Fanny.
King Street, Friday, February 28th.
Dear Hal,
... I got through Desdemona very well, as far as my personal safety was concerned; for though I fell on the stage in real hysterics at the end of one of those horrible scenes with Othello, Macready was more considerate than I had expected, did not rebreak my little finger, and did not really smother me in bed. I played the part fairly well, and wish you had seen it. I was tolerably satisfied with it myself, which, you know, I am not often, with my own theatrical performances....
Faith in God, according to my understanding of it, my dearest Hal, implies faith in man; and have we not good need of both just now? You can well imagine the state of perturbation and excitement London is in with these Parisian events. The universal cry and question is, "What is the news?" People run from house to house to gather the latest intelligence. The streets are filled with bawling paper-vendors, amidst whose indistinct vociferations the attractively appalling words, "Revolution! Republic! Massacre! Bloodshed!" are alone distinguishable. The loss of Saturday night's packet between Calais and Dover, besides the horror of the event itself, is doubly distressing from the intense anxiety felt to receive intelligence of how matters are going on.
Thus far yesterday, dear Hal; but as every hour brings intelligence that contradicts that of the hour before, it is now known that the small boat, going from the shore to the packet, was capsized and lost, and not the steamer itself. Henry Greville belongs to the party of Terrorists, and believes the worst of the worst rumors: but I have just seen his mother, and Lady Charlotte says that Charles is almost enthusiastic in his admiration of the conduct of the French people hitherto; but then there is never any knowing exactly how long any fashion, frenzied or temperate, moral or material, may last in France.
In the mean time, the condition of that unfortunate Royal Family is worthy of all compassion, especially the women, who are involved in the retributions of the folly or wickedness of the men they belong to.
ESCAPE OF THE ROYAL FAMILY. It is not known where the Duchesse de Nemours is. Her husband has arrived safely here with one of the children; but neither he nor any one else knows what has become of his wife and the other two children.

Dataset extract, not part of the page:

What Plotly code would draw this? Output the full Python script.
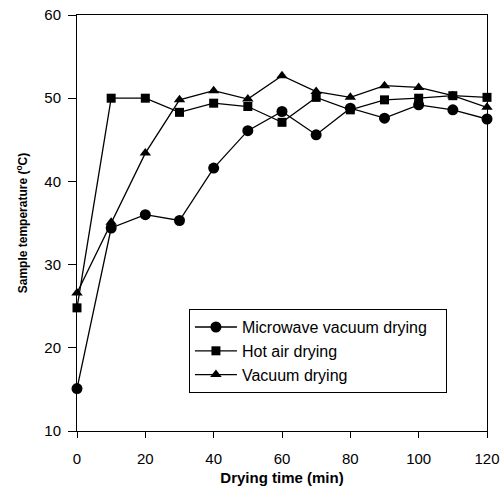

Of the Duchesse d'Orléans and her two babies nothing is known; and Lady Normanby wrote a letter to the Queen, saying that Louis Philippe and the Queen of France were in safety, but, as her letter would be sure to be opened, she could say no more.
Only think of the Princesse Clémentine making her escape from France on board the same packet with her brother, the Duc de Nemours, and neither of them knowing the other was on the same vessel! The suddenness of the whole catastrophe makes it seem like some outrageously impossible dream. What a troubled dream must that king and queen's life seem to them, beginning and ending in such national convulsions!...
I really believe Macready cannot help being as odious as he is on the stage. He very nearly made me faint last night in "Macbeth," with crushing my broken finger, and, by way of apology, merely coolly observed that he really could not answer for himself in such a scene, and that I ought to wear a splint; and truly, if I act much more with him, I think I shall require several splints, for several broken limbs. I have been rehearsing "Hamlet" with him this morning for three hours. I do not mind his tiresome particularity on the stage, for, though it all goes to making himself the only object of everything and everybody, he works very hard, and is zealous, and conscientious, and laborious in his duty, which is a merit in itself. But I think it is rather mean (as the children say) of him to refuse to act in such plays as "King John," "Much Ado about Nothing," which are pieces of his own too, to oblige me; whilst I have studied expressly for him Desdemona, Ophelia, and Cordelia, parts quite out of my line, merely that his plays may be strengthened by my name. Moreover, he has not scrupled to ask me to study new parts, in plays which have been either written expressly only for him, or cut down to suit his peculiar requisitions. This, however, I have declined doing. Anything of Shakespeare's I will act with and for him, because anything of Shakespeare's is good enough, and too good, for me.... I shall have a nausea of fright till after I have done singing in Ophelia to-morrow night.